Access crisis revealed by new data

25 January, 2022 / infocus
 Will Peakin  

The British Dental Association Scotland has called on the Scottish Government to “strongly support” NHS dentistry in addressing the significant reduction in patients visiting the dentist, as new data reveal further decreases in attendance and ever-widening inequalities.

Its call comes on the day that NHS England announced £50m in funding for 350,000 additional dental appointments.

Registration rates in Scotland remain high due to lifetime registration – more than 96 per cent of the Scottish population were registered with an NHS dentist in September 2021 – but the percentage of children registered fell from 91.4 per cent in 2020 to 87.7 per cent in 2021.

Participation rates – contact with a dentist within the past two years – continued to fall during the pandemic due to ongoing restrictions imposed on dental practices. At 30 September 2021, just over half of registered patients (52.6 per cent) had seen an NHS dentist within the last two years, a considerable reduction from almost two-thirds (65.1 per cent) in 2020. The participation rate among children was higher than for adults (63.9 per cent compared with 50.2 per cent).
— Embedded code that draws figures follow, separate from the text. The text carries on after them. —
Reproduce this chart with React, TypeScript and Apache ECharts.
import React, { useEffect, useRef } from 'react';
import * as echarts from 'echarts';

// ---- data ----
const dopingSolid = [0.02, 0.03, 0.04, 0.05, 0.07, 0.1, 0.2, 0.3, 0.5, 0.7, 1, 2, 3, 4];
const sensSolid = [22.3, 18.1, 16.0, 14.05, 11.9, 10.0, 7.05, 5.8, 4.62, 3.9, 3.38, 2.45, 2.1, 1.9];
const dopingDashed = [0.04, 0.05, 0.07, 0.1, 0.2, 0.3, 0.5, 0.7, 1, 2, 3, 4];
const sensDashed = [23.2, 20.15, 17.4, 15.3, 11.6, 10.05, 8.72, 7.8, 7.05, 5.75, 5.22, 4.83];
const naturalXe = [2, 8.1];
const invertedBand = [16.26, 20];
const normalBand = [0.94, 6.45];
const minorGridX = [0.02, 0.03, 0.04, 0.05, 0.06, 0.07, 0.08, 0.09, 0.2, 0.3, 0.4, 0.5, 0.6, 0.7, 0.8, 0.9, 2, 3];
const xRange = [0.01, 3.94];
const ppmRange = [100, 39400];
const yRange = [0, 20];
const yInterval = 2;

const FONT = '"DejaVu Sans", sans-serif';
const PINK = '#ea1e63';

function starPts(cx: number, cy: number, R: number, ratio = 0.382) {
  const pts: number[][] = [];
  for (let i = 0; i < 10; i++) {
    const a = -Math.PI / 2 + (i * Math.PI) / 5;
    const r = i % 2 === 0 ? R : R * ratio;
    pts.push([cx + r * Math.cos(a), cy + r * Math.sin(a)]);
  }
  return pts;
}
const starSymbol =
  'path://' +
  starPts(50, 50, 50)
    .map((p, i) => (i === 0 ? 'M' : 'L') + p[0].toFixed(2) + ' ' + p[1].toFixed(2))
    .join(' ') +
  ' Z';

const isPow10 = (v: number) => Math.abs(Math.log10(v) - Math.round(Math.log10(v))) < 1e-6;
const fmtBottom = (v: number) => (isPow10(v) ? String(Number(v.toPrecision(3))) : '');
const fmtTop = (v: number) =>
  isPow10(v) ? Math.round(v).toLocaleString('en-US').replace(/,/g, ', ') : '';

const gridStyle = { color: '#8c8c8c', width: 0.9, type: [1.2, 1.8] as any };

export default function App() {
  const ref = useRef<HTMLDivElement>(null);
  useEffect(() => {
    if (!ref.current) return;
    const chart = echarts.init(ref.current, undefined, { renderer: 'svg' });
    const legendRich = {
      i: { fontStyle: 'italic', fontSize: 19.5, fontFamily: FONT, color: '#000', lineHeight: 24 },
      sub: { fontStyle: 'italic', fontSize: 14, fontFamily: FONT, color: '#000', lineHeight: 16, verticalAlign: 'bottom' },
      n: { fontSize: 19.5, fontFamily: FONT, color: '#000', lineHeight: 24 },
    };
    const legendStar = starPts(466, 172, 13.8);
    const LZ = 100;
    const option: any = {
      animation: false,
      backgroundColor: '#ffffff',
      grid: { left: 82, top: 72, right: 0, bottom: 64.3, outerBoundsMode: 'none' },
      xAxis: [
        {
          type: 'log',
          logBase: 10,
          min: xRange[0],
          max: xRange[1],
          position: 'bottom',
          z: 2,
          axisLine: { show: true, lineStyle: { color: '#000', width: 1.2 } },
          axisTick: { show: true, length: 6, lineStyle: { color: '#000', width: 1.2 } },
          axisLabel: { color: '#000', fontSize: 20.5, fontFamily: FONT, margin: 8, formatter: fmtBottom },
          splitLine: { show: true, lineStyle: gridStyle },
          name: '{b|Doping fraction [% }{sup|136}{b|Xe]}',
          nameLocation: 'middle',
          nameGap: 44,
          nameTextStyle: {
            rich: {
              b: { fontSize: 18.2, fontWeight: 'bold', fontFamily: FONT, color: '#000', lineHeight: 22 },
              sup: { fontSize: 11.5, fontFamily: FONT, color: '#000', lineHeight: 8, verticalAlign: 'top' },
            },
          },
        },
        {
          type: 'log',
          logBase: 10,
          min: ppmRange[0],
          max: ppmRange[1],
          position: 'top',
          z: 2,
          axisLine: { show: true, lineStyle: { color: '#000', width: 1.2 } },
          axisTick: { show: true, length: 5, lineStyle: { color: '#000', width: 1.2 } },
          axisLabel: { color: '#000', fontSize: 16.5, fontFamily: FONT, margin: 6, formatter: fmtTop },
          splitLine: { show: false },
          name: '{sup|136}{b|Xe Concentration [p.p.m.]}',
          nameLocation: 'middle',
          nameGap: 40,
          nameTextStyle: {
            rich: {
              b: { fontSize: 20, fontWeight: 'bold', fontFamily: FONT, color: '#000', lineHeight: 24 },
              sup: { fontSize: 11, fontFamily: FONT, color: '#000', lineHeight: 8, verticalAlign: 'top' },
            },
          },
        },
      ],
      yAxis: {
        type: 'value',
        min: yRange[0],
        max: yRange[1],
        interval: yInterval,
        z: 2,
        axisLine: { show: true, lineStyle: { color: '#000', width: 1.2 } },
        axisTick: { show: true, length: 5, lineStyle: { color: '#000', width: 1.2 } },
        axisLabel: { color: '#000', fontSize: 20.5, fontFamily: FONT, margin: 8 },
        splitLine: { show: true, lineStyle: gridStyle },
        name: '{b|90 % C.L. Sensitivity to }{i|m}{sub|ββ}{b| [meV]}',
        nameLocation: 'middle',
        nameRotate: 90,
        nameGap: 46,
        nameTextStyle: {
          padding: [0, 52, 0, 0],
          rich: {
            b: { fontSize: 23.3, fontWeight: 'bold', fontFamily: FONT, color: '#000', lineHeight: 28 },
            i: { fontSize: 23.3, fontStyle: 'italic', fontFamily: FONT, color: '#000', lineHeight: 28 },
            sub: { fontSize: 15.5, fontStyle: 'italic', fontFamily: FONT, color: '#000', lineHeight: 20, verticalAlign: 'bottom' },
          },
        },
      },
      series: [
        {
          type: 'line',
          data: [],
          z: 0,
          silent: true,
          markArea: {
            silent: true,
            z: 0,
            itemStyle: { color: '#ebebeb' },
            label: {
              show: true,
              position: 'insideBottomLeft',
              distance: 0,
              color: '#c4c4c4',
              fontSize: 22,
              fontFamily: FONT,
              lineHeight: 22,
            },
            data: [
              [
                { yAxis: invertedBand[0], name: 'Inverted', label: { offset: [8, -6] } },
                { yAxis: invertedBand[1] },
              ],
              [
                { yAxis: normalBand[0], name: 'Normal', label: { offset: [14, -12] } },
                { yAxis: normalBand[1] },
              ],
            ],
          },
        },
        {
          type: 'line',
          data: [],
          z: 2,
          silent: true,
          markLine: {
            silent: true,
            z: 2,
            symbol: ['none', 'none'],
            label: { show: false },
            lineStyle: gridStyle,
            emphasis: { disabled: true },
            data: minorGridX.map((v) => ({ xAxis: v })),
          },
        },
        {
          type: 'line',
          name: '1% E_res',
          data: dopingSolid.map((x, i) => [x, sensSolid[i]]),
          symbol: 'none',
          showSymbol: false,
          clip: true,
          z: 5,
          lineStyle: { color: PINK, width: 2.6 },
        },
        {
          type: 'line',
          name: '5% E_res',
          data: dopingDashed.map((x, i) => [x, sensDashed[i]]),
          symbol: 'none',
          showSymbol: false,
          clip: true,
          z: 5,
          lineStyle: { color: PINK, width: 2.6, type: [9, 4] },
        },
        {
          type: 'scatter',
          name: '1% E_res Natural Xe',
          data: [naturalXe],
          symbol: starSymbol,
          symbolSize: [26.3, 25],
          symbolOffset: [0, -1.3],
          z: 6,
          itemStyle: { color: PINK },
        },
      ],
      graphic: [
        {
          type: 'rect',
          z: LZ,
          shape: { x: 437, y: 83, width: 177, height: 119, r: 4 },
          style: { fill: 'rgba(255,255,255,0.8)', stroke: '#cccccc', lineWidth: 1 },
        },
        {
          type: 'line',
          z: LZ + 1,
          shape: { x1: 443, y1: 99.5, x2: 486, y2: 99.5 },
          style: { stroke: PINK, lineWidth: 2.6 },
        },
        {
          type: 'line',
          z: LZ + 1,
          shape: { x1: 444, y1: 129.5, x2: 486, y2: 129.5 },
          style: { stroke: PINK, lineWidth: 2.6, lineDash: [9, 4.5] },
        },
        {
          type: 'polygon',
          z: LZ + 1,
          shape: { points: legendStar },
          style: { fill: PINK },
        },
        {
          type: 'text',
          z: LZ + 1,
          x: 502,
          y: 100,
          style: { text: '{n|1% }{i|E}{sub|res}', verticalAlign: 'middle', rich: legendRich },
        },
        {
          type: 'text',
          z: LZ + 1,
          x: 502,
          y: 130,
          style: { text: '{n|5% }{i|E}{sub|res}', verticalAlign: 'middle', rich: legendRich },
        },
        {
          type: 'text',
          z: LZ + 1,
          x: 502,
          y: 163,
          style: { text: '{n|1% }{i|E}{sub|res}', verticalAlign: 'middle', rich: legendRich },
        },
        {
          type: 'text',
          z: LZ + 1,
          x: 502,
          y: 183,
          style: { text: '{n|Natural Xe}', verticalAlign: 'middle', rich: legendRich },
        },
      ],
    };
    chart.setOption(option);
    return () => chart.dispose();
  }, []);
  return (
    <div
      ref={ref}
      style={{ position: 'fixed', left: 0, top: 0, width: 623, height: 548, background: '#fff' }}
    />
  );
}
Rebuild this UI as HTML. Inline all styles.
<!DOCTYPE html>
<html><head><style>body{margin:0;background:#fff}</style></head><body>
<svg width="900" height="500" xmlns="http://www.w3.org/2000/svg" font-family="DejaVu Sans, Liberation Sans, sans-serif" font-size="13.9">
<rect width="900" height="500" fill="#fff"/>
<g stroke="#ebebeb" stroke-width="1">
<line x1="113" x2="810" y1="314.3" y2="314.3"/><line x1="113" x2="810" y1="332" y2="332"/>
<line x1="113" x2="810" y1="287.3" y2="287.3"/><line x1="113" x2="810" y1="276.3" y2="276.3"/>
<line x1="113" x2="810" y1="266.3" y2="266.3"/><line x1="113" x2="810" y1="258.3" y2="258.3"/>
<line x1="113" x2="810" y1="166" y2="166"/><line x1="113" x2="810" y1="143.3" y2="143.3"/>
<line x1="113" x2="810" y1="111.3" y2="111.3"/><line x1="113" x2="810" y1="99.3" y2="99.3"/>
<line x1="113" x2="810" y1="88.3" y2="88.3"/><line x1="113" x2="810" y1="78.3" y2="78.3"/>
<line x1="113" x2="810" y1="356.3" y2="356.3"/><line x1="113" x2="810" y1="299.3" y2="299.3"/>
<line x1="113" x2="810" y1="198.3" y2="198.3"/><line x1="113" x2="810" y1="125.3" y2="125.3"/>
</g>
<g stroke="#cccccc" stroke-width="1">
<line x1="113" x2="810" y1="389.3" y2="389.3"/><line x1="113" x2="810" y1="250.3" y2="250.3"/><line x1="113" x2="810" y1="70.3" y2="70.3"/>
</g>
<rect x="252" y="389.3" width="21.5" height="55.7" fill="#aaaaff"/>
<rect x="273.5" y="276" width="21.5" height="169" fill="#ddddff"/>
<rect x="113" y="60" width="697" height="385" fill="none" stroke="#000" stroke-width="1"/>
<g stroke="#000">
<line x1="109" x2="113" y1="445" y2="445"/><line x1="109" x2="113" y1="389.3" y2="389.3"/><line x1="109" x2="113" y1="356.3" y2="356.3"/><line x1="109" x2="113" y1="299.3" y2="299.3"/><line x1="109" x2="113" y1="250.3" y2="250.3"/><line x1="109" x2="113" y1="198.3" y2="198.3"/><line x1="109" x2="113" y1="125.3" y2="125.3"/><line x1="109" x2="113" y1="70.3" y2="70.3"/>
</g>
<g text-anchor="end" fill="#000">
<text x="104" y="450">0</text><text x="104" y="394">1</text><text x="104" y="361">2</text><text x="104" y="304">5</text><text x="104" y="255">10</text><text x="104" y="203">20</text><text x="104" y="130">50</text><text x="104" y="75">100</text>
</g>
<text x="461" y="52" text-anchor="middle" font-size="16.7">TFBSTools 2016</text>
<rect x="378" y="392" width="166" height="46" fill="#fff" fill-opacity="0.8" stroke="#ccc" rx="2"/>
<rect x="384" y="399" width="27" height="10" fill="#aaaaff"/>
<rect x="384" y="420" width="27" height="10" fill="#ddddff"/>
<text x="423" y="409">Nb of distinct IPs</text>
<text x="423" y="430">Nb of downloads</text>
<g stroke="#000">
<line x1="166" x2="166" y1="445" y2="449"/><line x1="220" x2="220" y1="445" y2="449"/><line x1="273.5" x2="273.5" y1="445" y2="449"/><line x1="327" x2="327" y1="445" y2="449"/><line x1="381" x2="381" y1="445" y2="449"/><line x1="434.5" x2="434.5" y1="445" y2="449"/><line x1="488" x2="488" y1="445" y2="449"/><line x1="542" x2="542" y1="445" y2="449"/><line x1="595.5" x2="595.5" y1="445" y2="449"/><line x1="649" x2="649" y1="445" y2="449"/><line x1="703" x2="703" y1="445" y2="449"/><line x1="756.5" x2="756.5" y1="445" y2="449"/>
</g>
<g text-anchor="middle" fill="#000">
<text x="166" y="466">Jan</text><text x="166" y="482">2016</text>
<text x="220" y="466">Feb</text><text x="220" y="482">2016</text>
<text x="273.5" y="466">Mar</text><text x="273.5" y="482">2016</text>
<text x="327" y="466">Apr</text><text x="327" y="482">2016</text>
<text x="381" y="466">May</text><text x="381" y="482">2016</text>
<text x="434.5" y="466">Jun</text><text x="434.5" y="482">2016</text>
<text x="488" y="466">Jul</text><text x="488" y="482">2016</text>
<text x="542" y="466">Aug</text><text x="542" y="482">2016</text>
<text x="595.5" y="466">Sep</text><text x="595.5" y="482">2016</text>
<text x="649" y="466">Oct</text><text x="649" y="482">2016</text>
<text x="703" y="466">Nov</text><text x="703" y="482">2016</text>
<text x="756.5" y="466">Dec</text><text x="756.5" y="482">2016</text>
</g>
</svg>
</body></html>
Oral health inequalities between the most and least deprived areas in Scotland continue to grow, with the new data showing record gaps in participation rates.

In September 2008, the gap between the child participation rates for the most and least deprived areas was three percentage points; this had increased to seven percentage points by 2010, and eighteen percentage points (55.3 per cent compared with 73.1 per cent) in September 2021. Similarly, in September 2008 the gap among adults was three percentage points; this had increased to six percentage points by 2010, and eleven percentage points (45.1 per cent compared with 56.4 per cent) in September 2021.

The BDA has repeatedly warned that lower levels of participation will inevitably translate into a higher disease burden, with deep oral health inequalities expected to widen even further, given the cumulative impact of limited access to services, the suspension of public health programmes, and the impact of lockdown diets. Lower participation will reduce the chance of picking up early signs of decay and oral cancers at routine check-ups, and delays in treatment will mean higher costs to the NHS and worse outcomes for patients.

Free NHS dental care at the point of use remains a central Scottish Government policy. The stark results of a recent BDA survey showed that Scottish Government plans to revert to pre-COVID models of care risk sparking a flight of dentists from the NHS, with potentially devastating consequences for patient access across Scotland.

BDA Scotland has long warned that a return to a ‘business as usual model’ – low margin and high volume – will put practices under unsustainable financial pressure and will likely lead to closures or movement to the private sector. BDA Scotland repeats its assertion that the Scottish Government must, in the short term, develop a suitable interim funding package to support dentists and their teams as they work through the backlog, and begin work on a new, sustainable long-term model for NHS dentistry.

Robert Donald, of the British Dental Association’s Scottish Council, said: “Today’s figures provide further evidence of the devastating effect of the pandemic on dental services. Plummeting participation rates and the record gap in oral health inequalities present a bleak picture which will take a real commitment of time and resource to fix.

“The Scottish Government needs to heed the concerns of the profession. It’s not just their signature policy of free dentistry that risks becoming unattainable. Failure to act risks sparking an exodus from the workforce that will leave families across Scotland losing access to NHS dentistry for good.”